Early on there was a little girl who fell and broke her arm on our playground. It was the family's first visit to us. That family took her to get her arm mended and they never sued us over it. I even signed her cast later. She just fell wrong and it was a different time. I was always so in awe that the family didn't sue us. We were such a new business I'm not sure we would've survived it.
The latest case was quite a surprise. A federal lawsuit that our insurance doesn't cover, over ADA website compliance. Before the papers were even served we were figuring out how to make a website more accessible to the disabled. You see there's an industry of lawyers seeking to defend us which tipped us off early that something strange was afoot.
My intention from the start was to make the site compliant. I figured that would make it available to people who were visually impaired and it would help us win the lawsuit. I learned that sometimes businesses are sued twice over ADA website compliance so I knew that fixing the website would be goal #1.
We quickly learned there's no clear guidelines. It can also be subjective. If a blind person gets confused that can be part of the lawsuit but maybe sighted people get confused also. For example this last lawsuit claimed that the LSE link on our site was confusing. What does that mean?
I told myself I would keep it brief and here I go getting myself into the weeds...
I called an attorney friend who recommended I contact a local first amendment lawyer Gary Edinger. He answered my call and he was so pleasant to chat with right away. I decided then and there I would rather fight the lawsuit and give this nice man my money. Soon I found out if I lost the case (which supposedly I would) I would have to pay the opposing counsels fees as well, likely more than doubling my costs.

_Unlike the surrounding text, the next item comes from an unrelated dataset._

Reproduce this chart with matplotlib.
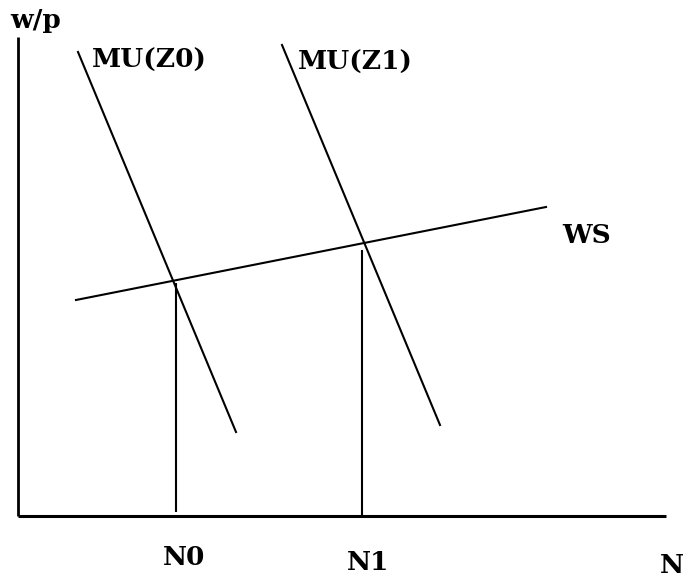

Brief Satchel, brief. I could write so much but I want to cut to the chase.
The case was dismissed. I can't say why. I don't really know why. They say it's because we killed the link to our third party delivery website that wasn't working for the blind tester. Maybe that was enough to drop it? Maybe there's more we don't know. My wife thinks maybe they were afraid a judge would rule in our favor and create a precedent the other side wouldn't want. It's good to fight over principle and win.
But winning costs more than settling and it's not the fault of my attorney. My attorney was so kind and gentle with the bills. He really believed in this case and you could tell when he billed me. It was an expensive and extensive case to litigate but he was really really cool about it.
And winning still cost me months of struggle, many hundreds of emails, and frustration over the process. It's funny to call it winning but it still feels good.
Thanks for this community that cares, thanks for the many of you who reached out to help. Some of you really made an impact and some I never got around to connecting with but your offering to help was noticed and appreciated. I want to say so much more but I always ramble on so long.
Eshanda in Jax you were an inspiration. Brandi from Camp Run a Mutt --- just Wow. Janice Gerry well I don't even have words for your deep involvement and help. I mean, I have words but I'm really trying to keep the word count below 5000.
Gary, Nazar, Wade, Ellen, Scott B, Lillian, Seth --- there's just too many people who helped in this small but mighty victory to name. (Mostly because my memory is bad 😜)
23 years come Saturday y'all. Let's keep it going. I'm having fun still and enjoy seeing y'all having fun. My lawyer called me the "toughest kid on the block" in an email where he told me we won. I'm not that tough. I'm a softy. But I do intend to speak up when I see something wrong. I hope you do too. We're all the better for it.
Love y'all ♥️
Satch
Other owners settled with three local cases ongoing.